▶ Stated task
Retype these lines and no others: the line holding "Reproduce this chart", the line holding "import * as", and all lines between them. Pictures stay out.

▶ Extracted information
[Start]
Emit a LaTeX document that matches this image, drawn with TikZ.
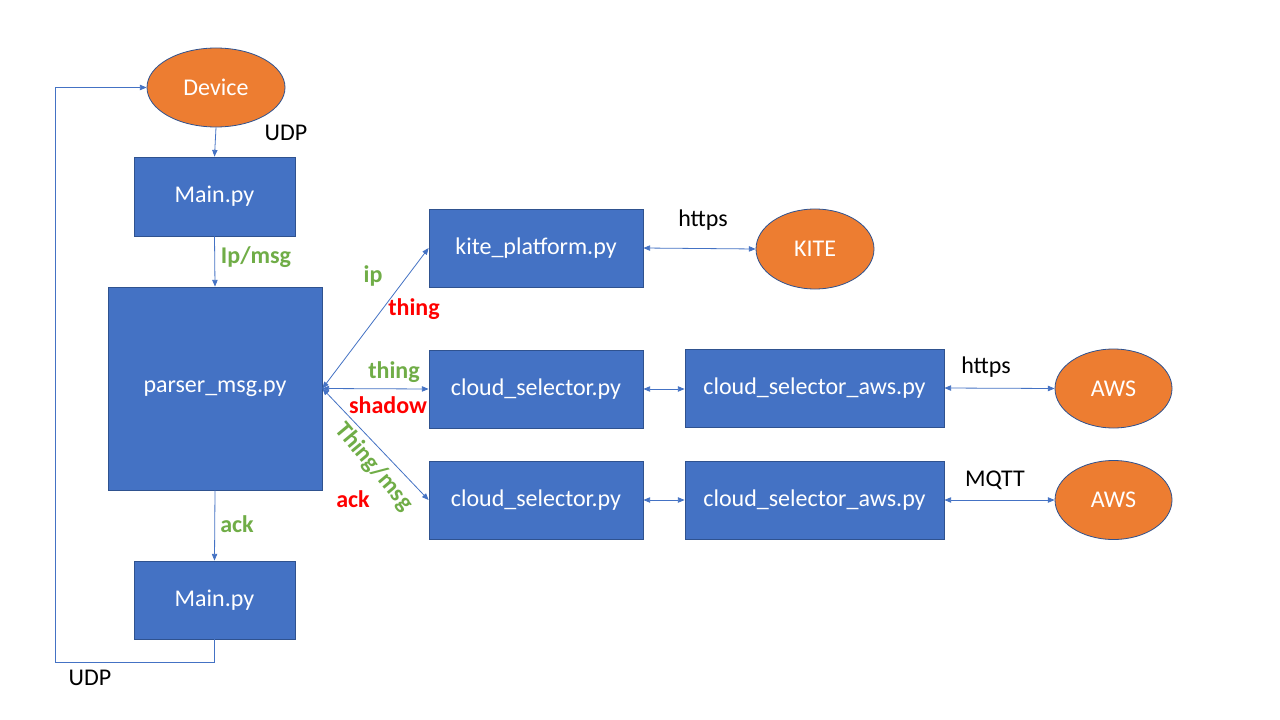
\documentclass[tikz,border=0pt]{standalone}
\usepackage{fontspec}
\setmainfont{Carlito}
\usetikzlibrary{shapes.geometric,arrows.meta}
\definecolor{boxblue}{HTML}{4472C4}
\definecolor{edgeblue}{HTML}{2F528F}
\definecolor{orng}{HTML}{ED7D31}
\definecolor{lgreen}{HTML}{70AD47}
\definecolor{lred}{HTML}{FF0000}
\begin{document}
\begin{tikzpicture}[x=0.75pt,y=-0.75pt,
  box/.style={draw=edgeblue,fill=boxblue,line width=0.6pt,rectangle,text=white,font=\fontsize{18}{21}\selectfont,inner sep=0pt},
  oval/.style={draw=edgeblue,fill=orng,line width=0.6pt,ellipse,text=white,font=\fontsize{18}{21}\selectfont,inner sep=0pt},
  conn/.style={draw=boxblue,line width=0.6pt},
  arr/.style={conn,-{Triangle[length=5pt,width=4pt]}},
  darr/.style={conn,{Triangle[length=5pt,width=4pt]}-{Triangle[length=5pt,width=4pt]}},
  plain/.style={font=\fontsize{18}{21}\selectfont,text=black,inner sep=0pt},
  glab/.style={font=\bfseries\fontsize{18}{21}\selectfont,text=lgreen,inner sep=0pt},
  rlab/.style={font=\bfseries\fontsize{18}{21}\selectfont,text=lred,inner sep=0pt}]
\useasboundingbox[fill=white] (0,0) rectangle (1280,720);

\node[oval,minimum width=138*0.75pt,minimum height=79*0.75pt] (dev) at (216,87.5) {Device};
\node[box,minimum width=161*0.75pt,minimum height=79*0.75pt] (main1) at (214.5,196.5) {Main.py};
\node[box,minimum width=214*0.75pt,minimum height=203*0.75pt] (parser) at (215,388.5) {parser\_msg.py};
\node[box,minimum width=161*0.75pt,minimum height=78*0.75pt] (main2) at (214.5,600) {Main.py};
\node[box,minimum width=214*0.75pt,minimum height=78*0.75pt] (kite) at (536,248) {kite\_platform.py};
\node[oval,minimum width=118*0.75pt,minimum height=80*0.75pt] (kiteo) at (815,249) {KITE};
\node[box,minimum width=214*0.75pt,minimum height=78*0.75pt] (cs1) at (536,389) {cloud\_selector.py};
\node[box,minimum width=259*0.75pt,minimum height=78*0.75pt] (csa1) at (814.5,388) {cloud\_selector\_aws.py};
\node[oval,minimum width=117*0.75pt,minimum height=79*0.75pt] (aws1) at (1113.5,388.5) {AWS};
\node[box,minimum width=214*0.75pt,minimum height=78*0.75pt] (cs2) at (536,500) {cloud\_selector.py};
\node[box,minimum width=259*0.75pt,minimum height=78*0.75pt] (csa2) at (814.5,500) {cloud\_selector\_aws.py};
\node[oval,minimum width=117*0.75pt,minimum height=79*0.75pt] (aws2) at (1113.5,500) {AWS};

\coordinate (lpb) at (55,662);

\draw[arr] (dev.south) -- (main1.north);
\draw[arr] (main1.south) -- (parser.north);
\draw[arr] (parser.south) -- (main2.north);
\draw[arr] (main2.south) |- (lpb) |- (dev.west);

\draw[darr] (parser.east) -- (kite.west);
\draw[darr] (parser.east) -- (cs1.west);
\draw[darr] (parser.east) -- (cs2.west);
\draw[darr] (kite.east) -- (kiteo.west);
\draw[darr] (cs1.east) -- (csa1.west |- cs1.east);
\draw[darr] (csa1.east) -- (aws1.west);
\draw[darr] (cs2.east) -- (csa2.west);
\draw[darr] (csa2.east) -- (aws2.west);

\node[plain] (udp1) at (286,133) {UDP};
\node[plain] (udp2) at (90,678) {UDP};
\node[glab] (ipmsg) at (256,257) {Ip/msg};
\node[glab] (ack1) at (237,524) {ack};
\node[glab] (ip) at (373,276) {ip};
\node[rlab] (thing1) at (414,309) {thing};
\node[glab] (thing2) at (394,372) {thing};
\node[rlab] (shadow) at (388,405) {shadow};
\node[glab,rotate=-50] (thingmsg) at (374,467) {Thing/msg};
\node[rlab] (ack2) at (353,499) {ack};
\node[plain] (https1) at (703,220) {https};
\node[plain] (https2) at (986,367) {https};
\node[plain] (mqtt) at (995,480) {MQTT};
\end{tikzpicture}
\end{document}
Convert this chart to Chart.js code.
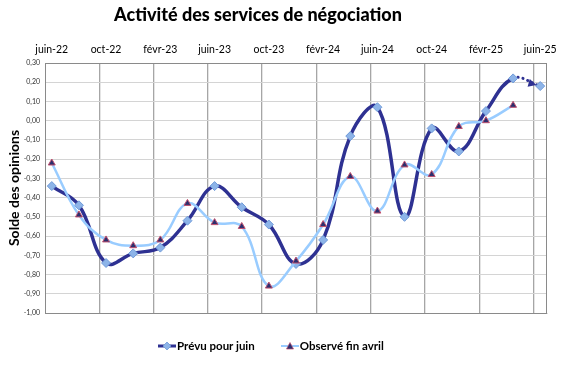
<!DOCTYPE html>
<html>
<head>
<meta charset="utf-8">
<script src="https://cdn.jsdelivr.net/npm/chart.js@4.4.1/dist/chart.umd.min.js"></script>
<style>
  html, body { margin:0; padding:0; background:#fff; }
  #wrap { position:relative; width:576px; height:365px; font-family:Lato, "Open Sans", sans-serif; }
  #title { position:absolute; left:0; top:3px; width:516px; text-align:center; font-weight:900; font-size:18px; color:#000; }
  #legend { position:absolute; top:339px; left:158px; display:flex; font-weight:bold; font-size:11.5px; color:#000; }
  #legend .item { display:flex; align-items:center; margin-right:26px; }
  #legend svg { margin-right:1px; }
</style>
</head>
<body>
<div id="wrap">
  <canvas id="chart"></canvas>
  <div id="title">Activité des services de négociation</div>
  <div id="legend">
    <div class="item">
      <svg width="18" height="10"><line x1="0" y1="5" x2="18" y2="5" stroke="#2E3192" stroke-width="3"/><polygon points="9,1 13,5 9,9 5,5" fill="#8DB4E8" stroke="#6F9AD8" stroke-width="0.8"/></svg>
      <span>Prévu pour juin</span>
    </div>
    <div class="item">
      <svg width="18" height="10"><line x1="0" y1="5" x2="18" y2="5" stroke="#99CCFF" stroke-width="2"/><polygon points="9,1.5 12.5,8 5.5,8" fill="#2B2F6E" stroke="#C0506E" stroke-width="0.7"/></svg>
      <span>Observé fin avril</span>
    </div>
  </div>
</div>
<script>
// every two months, juin-22 -> juin-25
const periods = ['juin-22','août-22','oct-22','déc-22','févr-23','avr-23','juin-23','août-23','oct-23','déc-23',
                 'févr-24','avr-24','juin-24','août-24','oct-24','déc-24','févr-25','avr-25','juin-25'];
const monthIdx = [0,2,4,6,8,10,12,14,16,18,20,22,24,26,28,30,32,34,36];
const prevu   = [-0.34,-0.44,-0.74,-0.69,-0.66,-0.52,-0.34,-0.45,-0.54,-0.745,-0.62,-0.08,0.07,-0.50,-0.04,-0.16,0.05,0.22,0.18];
const observe = [-0.22,-0.49,-0.62,-0.65,-0.62,-0.43,-0.53,-0.55,-0.86,-0.73,-0.54,-0.29,-0.47,-0.23,-0.28,-0.03,0.00,0.08,null];
const topTickMonths = [0,4,8,12,16,20,24,28,32,36];
const topTickLabels = ['juin-22','oct-22','févr-23','juin-23','oct-23','févr-24','juin-24','oct-24','févr-25','juin-25'];
const gridMonths = [3.5,7.5,11.5,15.5,19.5,23.5,27.5,31.5,35.5];

const NAVY = '#2E3192', LIGHT = '#99CCFF';

const framePlugin = {
  id:'frame',
  beforeDatasetsDraw(chart){
    const {ctx, chartArea:a} = chart;
    ctx.save();
    ctx.strokeStyle = '#8a8a8a'; ctx.lineWidth = 1;
    ctx.strokeRect(a.left+0.5, a.top+0.5, a.right-a.left-1, a.bottom-a.top);
    ctx.restore();
  }
};
const arrowPlugin = {
  id:'arrow',
  afterDatasetsDraw(chart){
    const pts = chart.getDatasetMeta(0).data;
    const a = pts[pts.length-2], b = pts[pts.length-1];
    const ang = Math.atan2(b.y-a.y, b.x-a.x);
    const tx = b.x - 4*Math.cos(ang), ty = b.y - 4*Math.sin(ang);
    const ctx = chart.ctx;
    ctx.save();
    ctx.translate(tx, ty); ctx.rotate(ang);
    ctx.fillStyle = NAVY;
    ctx.beginPath(); ctx.moveTo(0,0); ctx.lineTo(-8,-4); ctx.lineTo(-8,4); ctx.closePath(); ctx.fill();
    ctx.restore();
  }
};

new Chart(document.getElementById('chart'), {
  type:'line',
  data:{
    datasets:[
      {
        label:'Prévu pour juin',
        data: monthIdx.map((m,i)=>({x:m, y:prevu[i]})),
        borderColor:NAVY, borderWidth:3.5, tension:0.4,
        pointStyle:'rectRot', pointRadius:4.5, pointBackgroundColor:'#8DB4E8', pointBorderColor:'#6F9AD8', pointBorderWidth:1,
        segment:{
          borderDash: c => c.p0DataIndex === prevu.length-2 ? [0.1,5] : undefined,
          borderWidth: c => c.p0DataIndex === prevu.length-2 ? 3 : undefined
        },
        borderCapStyle:'round',
        order:1
      },
      {
        label:'Observé fin avril',
        data: monthIdx.map((m,i)=>({x:m, y:observe[i]})),
        borderColor:LIGHT, borderWidth:2.5, tension:0.4,
        pointStyle:'triangle', pointRadius:4, pointBackgroundColor:'#2B2F6E', pointBorderColor:'#C0506E', pointBorderWidth:1,
        order:0
      }
    ]
  },
  options:{
    responsive:true, maintainAspectRatio:false, animation:false,
    layout:{ padding:{left:0, right:29, top:0, bottom:52} },
    plugins:{ legend:{display:false}, title:{display:false}, tooltip:{enabled:false} },
    scales:{
      x:{
        type:'linear', position:'top', min:-0.5, max:36.5,
        afterBuildTicks: s => { s.ticks = topTickMonths.map(v=>({value:v})); },
        afterFit: s => { s.height = 63; },
        ticks:{ autoSkip:false, maxRotation:0, padding:7, color:'#000', font:{family:'Lato', size:10.5},
                callback: v => topTickLabels[topTickMonths.indexOf(v)] },
        grid:{ display:false, drawTicks:false },
        border:{ display:false }
      },
      xg:{
        type:'linear', position:'bottom', min:-0.5, max:36.5,
        afterBuildTicks: s => { s.ticks = gridMonths.map(v=>({value:v})); },
        afterFit: s => { s.height = 0; },
        ticks:{ display:false },
        grid:{ color:'#a6a6a6', lineWidth:1.3, drawTicks:false },
        border:{ color:'#8a8a8a' }
      },
      y:{
        min:-1, max:0.3,
        afterFit: s => { s.width = 45; },
        ticks:{ stepSize:0.1, padding:5, color:'#333', font:{family:'Lato', size:7},
                callback: v => (Math.round(v*100)/100).toFixed(2).replace('.', ',') },
        grid:{ color:'#d4d4d4', lineWidth:1, drawTicks:false },
        border:{ color:'#8a8a8a' },
        title:{ display:true, text:'Solde des opinions', color:'#000', font:{family:'Lato', size:14, weight:'bold'}, padding:{top:6, bottom:0} }
      }
    }
  },
  plugins:[framePlugin, arrowPlugin]
});
</script>
</body>
</html>
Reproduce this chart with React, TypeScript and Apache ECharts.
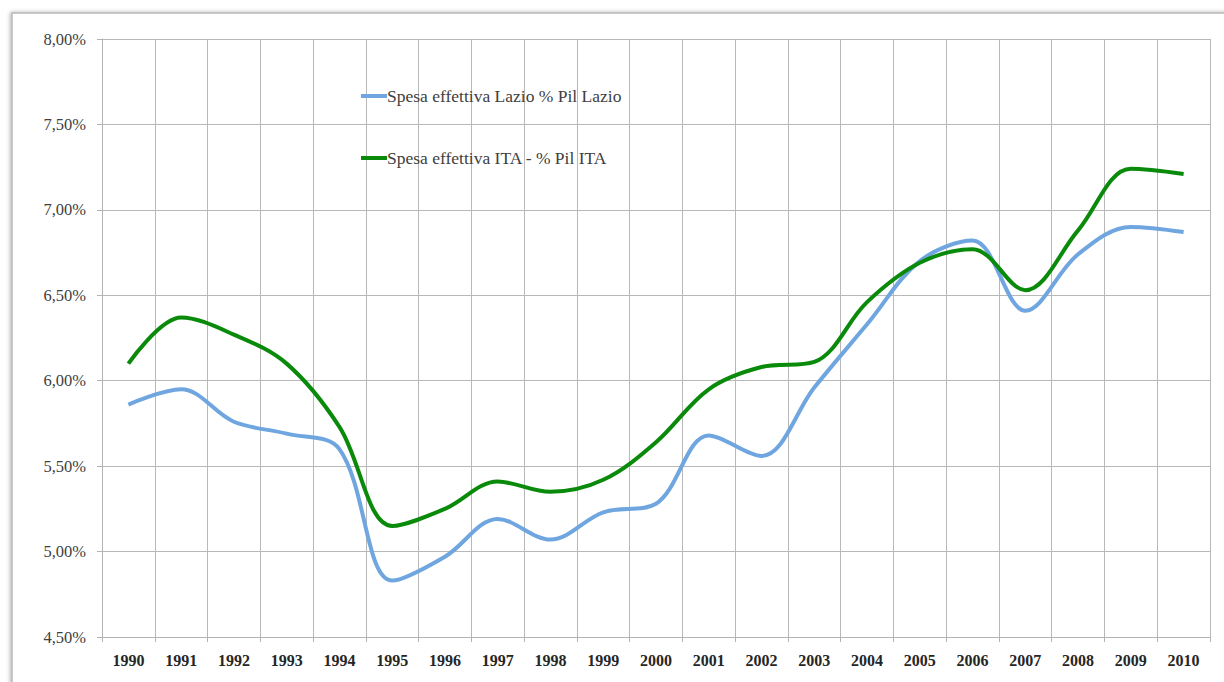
import React, { useEffect, useRef } from "react";
import * as echarts from "echarts";

const years = ["1990","1991","1992","1993","1994","1995","1996","1997","1998","1999","2000","2001","2002","2003","2004","2005","2006","2007","2008","2009","2010"];
const lazio = [5.86,5.95,5.76,5.69,5.60,4.83,4.97,5.19,5.07,5.23,5.28,5.68,5.56,5.96,6.33,6.70,6.82,6.41,6.74,6.90,6.87];
const italia = [6.10,6.37,6.27,6.10,5.73,5.15,5.25,5.41,5.35,5.42,5.64,5.95,6.08,6.11,6.46,6.69,6.77,6.53,6.88,7.24,7.21];
const seriesNames = ["Spesa effettiva Lazio % Pil Lazio", "Spesa effettiva ITA - % Pil ITA"];
const colors = ["#6fa6e0", "#0a8a0a"];

export default function App() {
  const ref = useRef<HTMLDivElement>(null);
  useEffect(() => {
    if (!ref.current) return;
    const chart = echarts.init(ref.current, undefined, { renderer: "svg" });
    const font = "'Liberation Serif', 'DejaVu Serif', serif";
    chart.setOption({
      animation: false,
      backgroundColor: "#ffffff",
      graphic: [
        {
          type: "rect",
          shape: { x: 12, y: 13, width: 1240, height: 700 },
          style: { fill: "#ffffff", stroke: "#b8b8b8", lineWidth: 1.5, shadowBlur: 4, shadowColor: "rgba(0,0,0,0.3)", shadowOffsetX: -1, shadowOffsetY: 0 },
          z: -10,
          silent: true,
        },
      ],
      grid: { left: 102, right: 14, top: 39, bottom: 45, containLabel: false },
      legend: {
        orient: "vertical",
        left: 356,
        top: 82,
        itemGap: 44,
        itemWidth: 26,
        itemHeight: 4,
        icon: "rect",
        data: seriesNames,
        textStyle: { fontFamily: font, fontSize: 17.5, color: "#404040", padding: [0, 0, 0, -5] },
      },
      xAxis: {
        type: "category",
        data: years,
        boundaryGap: true,
        axisLine: { show: true, lineStyle: { color: "#b3b3b3", width: 1 } },
        axisTick: { show: true, length: 5, interval: 0, lineStyle: { color: "#b3b3b3" } },
        splitLine: { show: true, interval: 0, lineStyle: { color: "#b8b8b8", width: 1 } },
        axisLabel: { interval: 0, margin: 15, fontFamily: font, fontSize: 16, fontWeight: "bold", color: "#262626" },
      },
      yAxis: {
        type: "value",
        min: 4.5,
        max: 8,
        interval: 0.5,
        axisLine: { show: true, lineStyle: { color: "#b3b3b3", width: 1 } },
        axisTick: { show: true, length: 5, lineStyle: { color: "#b3b3b3" } },
        splitLine: { show: true, lineStyle: { color: "#b8b8b8", width: 1 } },
        axisLabel: {
          margin: 16,
          fontFamily: font,
          fontSize: 16.5,
          color: "#404040",
          formatter: (v: number) => v.toFixed(2).replace(".", ",") + "%",
        },
      },
      series: [
        {
          name: seriesNames[0],
          type: "line",
          data: lazio,
          smooth: 0.35,
          showSymbol: false,
          symbol: "none",
          lineStyle: { color: colors[0], width: 4 },
          itemStyle: { color: colors[0] },
        },
        {
          name: seriesNames[1],
          type: "line",
          data: italia,
          smooth: 0.35,
          showSymbol: false,
          symbol: "none",
          lineStyle: { color: colors[1], width: 4 },
          itemStyle: { color: colors[1] },
        },
      ],
    });
    return () => chart.dispose();
  }, []);
  return (
    <div
      ref={ref}
      style={{ position: "fixed", left: 0, top: 0, width: 1224, height: 682, background: "#fff" }}
    />
  );
}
[End]
▶ Expected answer
Reproduce this chart with React, TypeScript and Apache ECharts.
import React, { useEffect, useRef } from "react";
import * as echarts from "echarts";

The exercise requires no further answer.